[Source data]
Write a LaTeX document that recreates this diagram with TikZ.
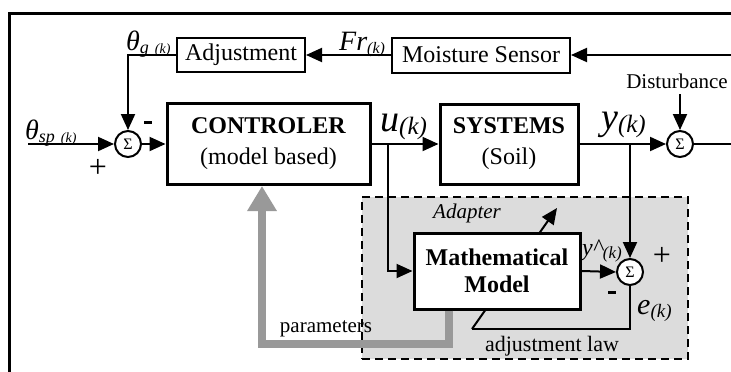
\documentclass[tikz,border=0pt]{standalone}
\usepackage{fontspec}
\setmainfont{Liberation Serif}
\usetikzlibrary{arrows.meta,calc}
\definecolor{bgcol}{RGB}{220,220,220}
\definecolor{parcol}{RGB}{153,153,153}
\newcommand{\minusbar}{\rule[0pt]{8pt}{3pt}}
\begin{document}
\begin{tikzpicture}[x=1pt,y=-1pt,
  font=\fontsize{24}{28}\selectfont,
  wire/.style={line width=2pt},
  sig/.style={wire,-{Triangle[length=16pt,width=14pt]}},
  thinbox/.style={draw,line width=2pt,fill=white,inner sep=0pt},
  bigbox/.style={draw,line width=3pt,fill=white,inner sep=0pt,align=center},
  sumnode/.style={circle,draw,line width=2pt,fill=white,minimum size=26pt,inner sep=0pt,font=\fontsize{16}{16}\selectfont},
  lbl/.style={inner sep=0pt},
  parline/.style={line width=8pt,draw=parcol,-{Triangle[length=25pt,width=28pt]}},
]
\useasboundingbox (0,0) rectangle (731,372);

% outer frame (cropped)
\coordinate (fr1) at (9,372);
\coordinate (fr2) at (9,13);
\coordinate (fr3) at (731,13);
\draw[line width=3pt] (fr1) -- (fr2) -- (fr3);

% adapter region
\node[draw,line width=2.6pt,dash pattern=on 8pt off 5pt,fill=bgcol,
      minimum width=326pt,minimum height=162pt,inner sep=0pt] (adapt) at (525,278) {};

% sum 3 and adjustment law (behind model)
\node[sumnode] (s3) at (630,272) {Σ};
\coordinate (al1) at (472,329);
\coordinate (al2) at (557,208);
\draw[wire] (s3.south) |- (al1);
\draw[sig] (al1) -- (al2);

% mathematical model
\node[bigbox,minimum width=166pt,minimum height=76pt,font=\fontsize{24}{27}\selectfont\bfseries] (mm) at (497,271) {Mathematical\\Model};

% main blocks
\node[thinbox,minimum width=128pt,minimum height=34pt] (adj) at (241,55) {Adjustment};
\node[thinbox,minimum width=178pt,minimum height=35pt] (ms) at (481,55) {Moisture Sensor};
\node[bigbox,minimum width=203pt,minimum height=81pt,font=\fontsize{24}{31}\selectfont] (ctrl) at (268.5,144) {\textbf{CONTROLER}\\(model based)};
\node[bigbox,minimum width=138pt,minimum height=80pt,font=\fontsize{24}{31}\selectfont] (sys) at (509,144) {\textbf{SYSTEMS}\\(Soil)};
\node[sumnode] (s1) at (128,144) {Σ};
\node[sumnode] (s2) at (680,144) {Σ};

% parameters feedback (gray)
\coordinate (gx) at (449,344);
\coordinate (gc) at (262,344);
\draw[parline] (mm.south -| gx) -- (gx) -- (gc) -- (ctrl.south -| gc);

% signal connectors
\coordinate (in) at (28,144);
\draw[sig] (in) -- (s1.west);
\draw[sig] (s1.east) -- (ctrl.west);
\draw[sig] (ctrl.east) -- (sys.west);
\draw[sig] (sys.east) -- (s2.west);
\coordinate (out) at (731,144);
\draw[wire] (s2.east) -- (out);
\coordinate (fbin) at (731,55);
\draw[sig] (fbin) -- (ms.east);
\draw[sig] (ms.west) -- (adj.east);
\draw[sig] (adj.west) -| (s1.north);
\coordinate (bu) at (388,144);
\draw[sig] (bu) |- (mm.west);
\coordinate (by) at (630,144);
\draw[sig] (by) -- (s3.north);
\draw[sig] (mm.east) -- (s3.west);
\coordinate (d0) at (680,94);
\draw[sig] (d0) -- (s2.north);

% labels
\node[lbl,anchor=base] (dist) at (677,88) {\fontsize{21}{21}\selectfont Disturbance};
\node[lbl,anchor=base west] (thg) at (126,50) {\itshape\fontsize{28}{28}\selectfont θ\raisebox{-3pt}{\fontsize{18}{18}\selectfont g\hspace{6pt}\fontsize{14}{14}\selectfont(k)}};
\node[lbl,anchor=base west] (fr) at (339,50) {\itshape\fontsize{28}{28}\selectfont Fr\raisebox{-3pt}{\fontsize{16}{16}\selectfont(k)}};
\node[lbl,anchor=base west] (thsp) at (25,139) {\itshape\fontsize{28}{28}\selectfont θ\raisebox{-3pt}{\fontsize{18}{18}\selectfont sp\hspace{6pt}\fontsize{14}{14}\selectfont(k)}};
\node[lbl] (p1) at (98,168) {\fontsize{32}{32}\selectfont +};
\node[lbl] (m1) at (148,122) {\minusbar};
\node[lbl,anchor=base west] (ul) at (380,131) {\itshape\fontsize{38}{38}\selectfont u\raisebox{-3pt}{\fontsize{25}{25}\selectfont(k)}};
\node[lbl,anchor=base west] (yl) at (601,129) {\itshape\fontsize{38}{38}\selectfont y\raisebox{-3pt}{\fontsize{25}{25}\selectfont(k)}};
\node[lbl,anchor=base west] (yh) at (582,255) {\itshape\fontsize{24}{24}\selectfont y\textasciicircum\raisebox{-3pt}{\fontsize{17}{17}\selectfont(k)}};
\node[lbl] (p3) at (662,256) {\fontsize{32}{32}\selectfont +};
\node[lbl] (m3) at (612,292) {\minusbar};
\node[lbl,anchor=base west] (el) at (637,314) {\itshape\fontsize{30}{30}\selectfont e\raisebox{-3pt}{\fontsize{19}{19}\selectfont(k)}};
\node[lbl] (adl) at (467,213) {\itshape\fontsize{21}{21}\selectfont Adapter};
\node[lbl,anchor=base] (ajl) at (552,351) {\fontsize{22}{22}\selectfont adjustment law};
\node[lbl,anchor=base] (par) at (326,332) {\fontsize{21}{21}\selectfont parameters};
\end{tikzpicture}
\end{document}
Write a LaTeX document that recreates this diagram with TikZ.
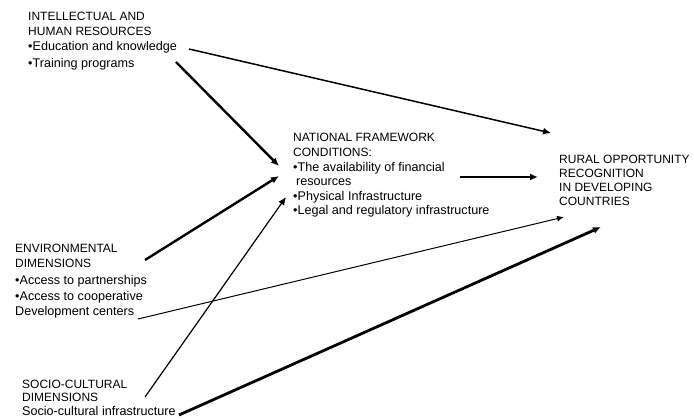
\documentclass[tikz,border=0pt]{standalone}
\usepackage{fontspec}
\setmainfont{Liberation Sans}
\usetikzlibrary{arrows.meta}
\begin{document}
\begin{tikzpicture}[x=1pt,y=-1pt,
  lbl/.style={anchor=base west,inner sep=0pt,font=\fontsize{12}{14}\selectfont},
  lbllow/.style={anchor=base west,inner sep=0pt,font=\fontsize{12.6}{14}\selectfont},
  thinarrow/.style={-{Latex[length=7pt,width=6pt]},line width=1pt},
  medarrow/.style={-{Latex[length=8pt,width=7pt]},line width=1.5pt},
  thickarrow/.style={-{Latex[length=8pt,width=7pt]},line width=2.4pt}]
\useasboundingbox (0,0) rectangle (694,420);
% Intellectual
\node[lbl] (i1) at (28,21) {INTELLECTUAL AND};
\node[lbl] (i2) at (28,36) {HUMAN RESOURCES};
\node[lbllow] (i3) at (28,51) {•Education and knowledge};
\node[lbllow] (i4) at (28,67) {•Training programs};
% National
\node[lbl] (n1) at (293,142) {NATIONAL FRAMEWORK};
\node[lbl] (n2) at (293,156) {CONDITIONS:};
\node[lbllow] (n3) at (293,171) {•The availability of financial};
\node[lbllow] (n4) at (296,185) {resources};
\node[lbllow] (n5) at (293,200) {•Physical Infrastructure};
\node[lbllow] (n6) at (293,214) {•Legal and regulatory infrastructure};
% Rural
\node[lbl] (r1) at (559,163) {RURAL OPPORTUNITY};
\node[lbl] (r2) at (559,177) {RECOGNITION};
\node[lbl] (r3) at (559,191) {IN DEVELOPING};
\node[lbl] (r4) at (559,205) {COUNTRIES};
% Environmental
\node[lbl] (e1) at (15,252) {ENVIRONMENTAL};
\node[lbl] (e2) at (15,267) {DIMENSIONS};
\node[lbllow] (e3) at (15,284) {•Access to partnerships};
\node[lbllow] (e4) at (15,300) {•Access to cooperative};
\node[lbllow] (e5) at (15,315) {Development centers};
% Socio-cultural
\node[lbl] (s1) at (22,388) {SOCIO-CULTURAL};
\node[lbl] (s2) at (22,401) {DIMENSIONS};
\node[lbllow] (s3) at (22,415) {Socio-cultural infrastructure};
% connector end points
\coordinate (a1s) at (189,49);  \coordinate (a1e) at (551,133);
\coordinate (a2s) at (176,62);  \coordinate (a2e) at (279,166);
\coordinate (a3s) at (145,260); \coordinate (a3e) at (279,176);
\coordinate (a4s) at (138,319); \coordinate (a4e) at (564,217);
\coordinate (a5s) at (145,397); \coordinate (a5e) at (286,197);
\coordinate (a6s) at (179,415); \coordinate (a6e) at (601,227);
\coordinate (a7s) at (460,177); \coordinate (a7e) at (538,177);
\draw[medarrow] (a1s) -- (a1e);
\draw[thickarrow] (a2s) -- (a2e);
\draw[thickarrow] (a3s) -- (a3e);
\draw[thinarrow] (a4s) -- (a4e);
\draw[medarrow,line width=1.2pt] (a5s) -- (a5e);
\draw[thickarrow,line width=2.8pt] (a6s) -- (a6e);
\draw[thickarrow] (a7s) -- (a7e);
\end{tikzpicture}
\end{document}
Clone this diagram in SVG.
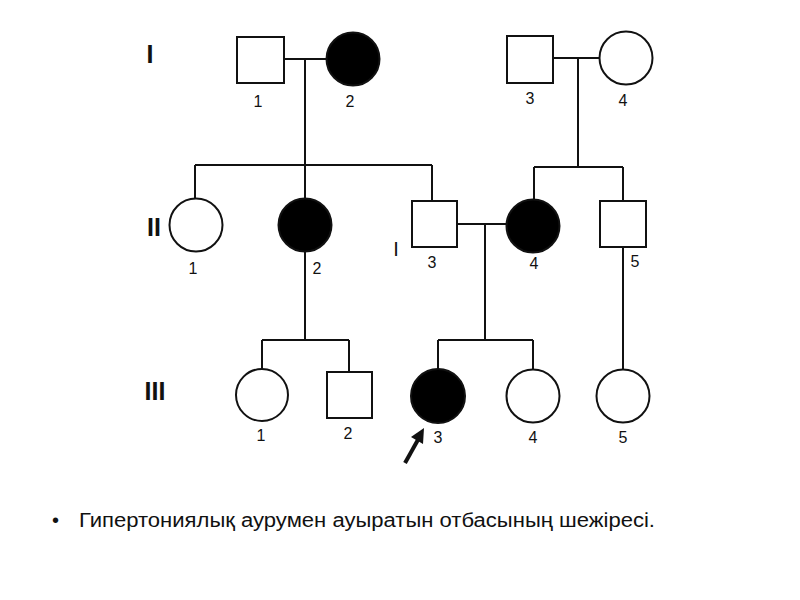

### Objective
Print, exactly as written, the lines above from the first one to the one containing "(fr2) -- (fr3);". Leave out pictures.

### Solution
Write a LaTeX document that recreates this diagram with TikZ.
\documentclass[tikz,border=0pt]{standalone}
\usepackage{fontspec}
\setmainfont{Liberation Serif}
\usetikzlibrary{arrows.meta,calc}
\definecolor{bgcol}{RGB}{220,220,220}
\definecolor{parcol}{RGB}{153,153,153}
\newcommand{\minusbar}{\rule[0pt]{8pt}{3pt}}
\begin{document}
\begin{tikzpicture}[x=1pt,y=-1pt,
  font=\fontsize{24}{28}\selectfont,
  wire/.style={line width=2pt},
  sig/.style={wire,-{Triangle[length=16pt,width=14pt]}},
  thinbox/.style={draw,line width=2pt,fill=white,inner sep=0pt},
  bigbox/.style={draw,line width=3pt,fill=white,inner sep=0pt,align=center},
  sumnode/.style={circle,draw,line width=2pt,fill=white,minimum size=26pt,inner sep=0pt,font=\fontsize{16}{16}\selectfont},
  lbl/.style={inner sep=0pt},
  parline/.style={line width=8pt,draw=parcol,-{Triangle[length=25pt,width=28pt]}},
]
\useasboundingbox (0,0) rectangle (731,372);

% outer frame (cropped)
\coordinate (fr1) at (9,372);
\coordinate (fr2) at (9,13);
\coordinate (fr3) at (731,13);
\draw[line width=3pt] (fr1) -- (fr2) -- (fr3);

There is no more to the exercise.